---------- DATA EXCERPT

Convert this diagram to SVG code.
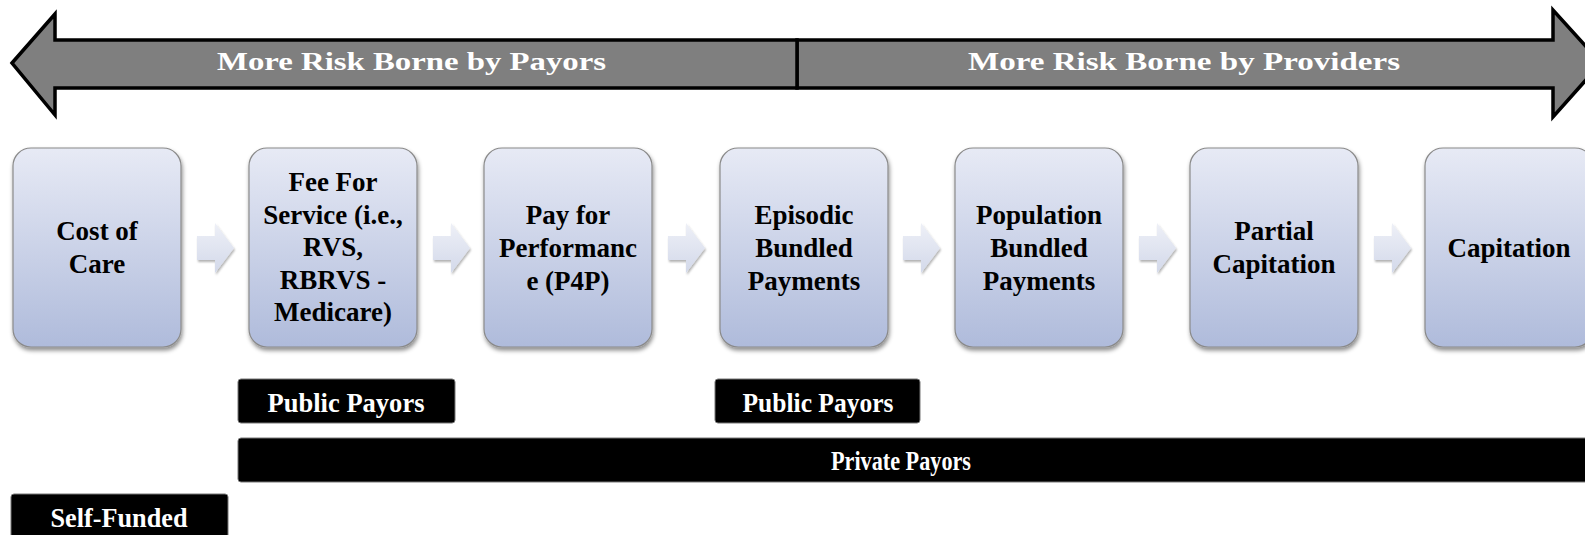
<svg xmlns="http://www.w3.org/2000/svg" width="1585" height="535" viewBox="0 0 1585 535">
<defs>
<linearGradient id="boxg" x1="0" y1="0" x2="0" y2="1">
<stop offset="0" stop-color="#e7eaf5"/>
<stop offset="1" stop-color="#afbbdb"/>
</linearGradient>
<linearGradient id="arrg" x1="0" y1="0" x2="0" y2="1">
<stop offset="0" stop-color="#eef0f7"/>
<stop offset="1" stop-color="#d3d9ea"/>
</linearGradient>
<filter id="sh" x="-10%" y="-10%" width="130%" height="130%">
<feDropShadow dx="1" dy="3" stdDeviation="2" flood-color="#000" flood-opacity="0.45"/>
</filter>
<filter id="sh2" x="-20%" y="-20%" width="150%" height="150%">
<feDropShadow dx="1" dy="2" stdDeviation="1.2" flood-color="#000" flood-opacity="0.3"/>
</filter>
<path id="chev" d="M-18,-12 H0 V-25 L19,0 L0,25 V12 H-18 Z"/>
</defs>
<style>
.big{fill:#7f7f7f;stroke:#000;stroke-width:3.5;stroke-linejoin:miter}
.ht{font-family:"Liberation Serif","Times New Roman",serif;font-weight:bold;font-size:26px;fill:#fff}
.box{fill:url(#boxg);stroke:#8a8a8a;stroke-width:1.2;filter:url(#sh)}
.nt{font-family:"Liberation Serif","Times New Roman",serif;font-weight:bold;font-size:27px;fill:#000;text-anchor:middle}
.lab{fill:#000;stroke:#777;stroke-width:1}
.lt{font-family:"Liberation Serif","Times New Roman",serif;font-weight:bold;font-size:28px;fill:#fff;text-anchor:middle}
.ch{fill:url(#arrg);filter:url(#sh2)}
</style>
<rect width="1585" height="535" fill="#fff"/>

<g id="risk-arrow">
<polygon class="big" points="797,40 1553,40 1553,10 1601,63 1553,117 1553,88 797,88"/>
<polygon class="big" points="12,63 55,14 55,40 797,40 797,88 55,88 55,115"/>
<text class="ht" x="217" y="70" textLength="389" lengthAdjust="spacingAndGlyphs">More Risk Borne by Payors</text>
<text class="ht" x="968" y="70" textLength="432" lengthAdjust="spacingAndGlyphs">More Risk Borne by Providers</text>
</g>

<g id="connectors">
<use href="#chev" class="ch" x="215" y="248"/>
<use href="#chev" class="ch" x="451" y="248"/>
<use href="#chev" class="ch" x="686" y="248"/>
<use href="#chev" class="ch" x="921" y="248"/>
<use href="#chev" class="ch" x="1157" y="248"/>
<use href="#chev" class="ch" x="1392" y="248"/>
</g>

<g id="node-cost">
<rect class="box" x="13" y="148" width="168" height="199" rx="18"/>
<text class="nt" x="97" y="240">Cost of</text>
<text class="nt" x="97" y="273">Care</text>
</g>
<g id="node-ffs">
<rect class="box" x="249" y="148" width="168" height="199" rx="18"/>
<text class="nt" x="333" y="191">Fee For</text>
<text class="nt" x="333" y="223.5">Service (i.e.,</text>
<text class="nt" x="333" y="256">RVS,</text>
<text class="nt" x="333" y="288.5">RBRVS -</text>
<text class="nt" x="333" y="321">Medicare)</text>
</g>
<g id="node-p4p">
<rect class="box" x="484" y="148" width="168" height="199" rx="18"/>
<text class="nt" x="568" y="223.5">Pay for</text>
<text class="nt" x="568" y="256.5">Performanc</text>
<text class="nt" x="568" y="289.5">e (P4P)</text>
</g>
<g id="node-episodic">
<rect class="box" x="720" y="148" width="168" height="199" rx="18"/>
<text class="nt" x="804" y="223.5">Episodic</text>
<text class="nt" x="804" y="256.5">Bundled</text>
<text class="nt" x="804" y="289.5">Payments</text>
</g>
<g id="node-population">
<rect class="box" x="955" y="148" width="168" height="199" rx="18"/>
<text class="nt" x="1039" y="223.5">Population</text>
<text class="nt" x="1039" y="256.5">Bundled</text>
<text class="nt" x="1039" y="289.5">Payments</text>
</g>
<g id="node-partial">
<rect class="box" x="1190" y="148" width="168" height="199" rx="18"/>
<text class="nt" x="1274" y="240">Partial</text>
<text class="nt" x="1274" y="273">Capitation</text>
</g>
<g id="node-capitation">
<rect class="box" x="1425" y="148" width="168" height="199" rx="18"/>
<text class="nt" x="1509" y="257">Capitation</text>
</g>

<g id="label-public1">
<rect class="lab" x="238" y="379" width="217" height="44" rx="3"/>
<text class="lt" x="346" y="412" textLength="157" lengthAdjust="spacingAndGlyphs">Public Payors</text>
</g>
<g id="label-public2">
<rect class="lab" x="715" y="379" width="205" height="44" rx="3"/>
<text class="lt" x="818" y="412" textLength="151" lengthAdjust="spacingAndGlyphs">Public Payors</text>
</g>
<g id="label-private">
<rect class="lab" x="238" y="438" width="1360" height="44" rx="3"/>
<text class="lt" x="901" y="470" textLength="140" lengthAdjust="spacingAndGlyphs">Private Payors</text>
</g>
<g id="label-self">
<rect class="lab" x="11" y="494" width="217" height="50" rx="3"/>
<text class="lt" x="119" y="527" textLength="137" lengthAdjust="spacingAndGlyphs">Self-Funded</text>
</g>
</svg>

--------------------

**INSTRUCTION:**
Leave every image out, and retype the material exactly.

**OUTPUT OF THE EXERCISE:**
Convert this diagram to SVG code.
<svg xmlns="http://www.w3.org/2000/svg" width="1585" height="535" viewBox="0 0 1585 535">
<defs>
<linearGradient id="boxg" x1="0" y1="0" x2="0" y2="1">
<stop offset="0" stop-color="#e7eaf5"/>
<stop offset="1" stop-color="#afbbdb"/>
</linearGradient>
<linearGradient id="arrg" x1="0" y1="0" x2="0" y2="1">
<stop offset="0" stop-color="#eef0f7"/>
<stop offset="1" stop-color="#d3d9ea"/>
</linearGradient>
<filter id="sh" x="-10%" y="-10%" width="130%" height="130%">
<feDropShadow dx="1" dy="3" stdDeviation="2" flood-color="#000" flood-opacity="0.45"/>
</filter>
<filter id="sh2" x="-20%" y="-20%" width="150%" height="150%">
<feDropShadow dx="1" dy="2" stdDeviation="1.2" flood-color="#000" flood-opacity="0.3"/>
</filter>
<path id="chev" d="M-18,-12 H0 V-25 L19,0 L0,25 V12 H-18 Z"/>
</defs>
<style>
.big{fill:#7f7f7f;stroke:#000;stroke-width:3.5;stroke-linejoin:miter}
.ht{font-family:"Liberation Serif","Times New Roman",serif;font-weight:bold;font-size:26px;fill:#fff}
.box{fill:url(#boxg);stroke:#8a8a8a;stroke-width:1.2;filter:url(#sh)}
.nt{font-family:"Liberation Serif","Times New Roman",serif;font-weight:bold;font-size:27px;fill:#000;text-anchor:middle}
.lab{fill:#000;stroke:#777;stroke-width:1}
.lt{font-family:"Liberation Serif","Times New Roman",serif;font-weight:bold;font-size:28px;fill:#fff;text-anchor:middle}
.ch{fill:url(#arrg);filter:url(#sh2)}
</style>
<rect width="1585" height="535" fill="#fff"/>

<g id="risk-arrow">
<polygon class="big" points="797,40 1553,40 1553,10 1601,63 1553,117 1553,88 797,88"/>
<polygon class="big" points="12,63 55,14 55,40 797,40 797,88 55,88 55,115"/>
<text class="ht" x="217" y="70" textLength="389" lengthAdjust="spacingAndGlyphs">More Risk Borne by Payors</text>
<text class="ht" x="968" y="70" textLength="432" lengthAdjust="spacingAndGlyphs">More Risk Borne by Providers</text>
</g>

<g id="connectors">
<use href="#chev" class="ch" x="215" y="248"/>
<use href="#chev" class="ch" x="451" y="248"/>
<use href="#chev" class="ch" x="686" y="248"/>
<use href="#chev" class="ch" x="921" y="248"/>
<use href="#chev" class="ch" x="1157" y="248"/>
<use href="#chev" class="ch" x="1392" y="248"/>
</g>

<g id="node-cost">
<rect class="box" x="13" y="148" width="168" height="199" rx="18"/>
<text class="nt" x="97" y="240">Cost of</text>
<text class="nt" x="97" y="273">Care</text>
</g>
<g id="node-ffs">
<rect class="box" x="249" y="148" width="168" height="199" rx="18"/>
<text class="nt" x="333" y="191">Fee For</text>
<text class="nt" x="333" y="223.5">Service (i.e.,</text>
<text class="nt" x="333" y="256">RVS,</text>
<text class="nt" x="333" y="288.5">RBRVS -</text>
<text class="nt" x="333" y="321">Medicare)</text>
</g>
<g id="node-p4p">
<rect class="box" x="484" y="148" width="168" height="199" rx="18"/>
<text class="nt" x="568" y="223.5">Pay for</text>
<text class="nt" x="568" y="256.5">Performanc</text>
<text class="nt" x="568" y="289.5">e (P4P)</text>
</g>
<g id="node-episodic">
<rect class="box" x="720" y="148" width="168" height="199" rx="18"/>
<text class="nt" x="804" y="223.5">Episodic</text>
<text class="nt" x="804" y="256.5">Bundled</text>
<text class="nt" x="804" y="289.5">Payments</text>
</g>
<g id="node-population">
<rect class="box" x="955" y="148" width="168" height="199" rx="18"/>
<text class="nt" x="1039" y="223.5">Population</text>
<text class="nt" x="1039" y="256.5">Bundled</text>
<text class="nt" x="1039" y="289.5">Payments</text>
</g>
<g id="node-partial">
<rect class="box" x="1190" y="148" width="168" height="199" rx="18"/>
<text class="nt" x="1274" y="240">Partial</text>
<text class="nt" x="1274" y="273">Capitation</text>
</g>
<g id="node-capitation">
<rect class="box" x="1425" y="148" width="168" height="199" rx="18"/>
<text class="nt" x="1509" y="257">Capitation</text>
</g>

<g id="label-public1">
<rect class="lab" x="238" y="379" width="217" height="44" rx="3"/>
<text class="lt" x="346" y="412" textLength="157" lengthAdjust="spacingAndGlyphs">Public Payors</text>
</g>
<g id="label-public2">
<rect class="lab" x="715" y="379" width="205" height="44" rx="3"/>
<text class="lt" x="818" y="412" textLength="151" lengthAdjust="spacingAndGlyphs">Public Payors</text>
</g>
<g id="label-private">
<rect class="lab" x="238" y="438" width="1360" height="44" rx="3"/>
<text class="lt" x="901" y="470" textLength="140" lengthAdjust="spacingAndGlyphs">Private Payors</text>
</g>
<g id="label-self">
<rect class="lab" x="11" y="494" width="217" height="50" rx="3"/>
<text class="lt" x="119" y="527" textLength="137" lengthAdjust="spacingAndGlyphs">Self-Funded</text>
</g>
</svg>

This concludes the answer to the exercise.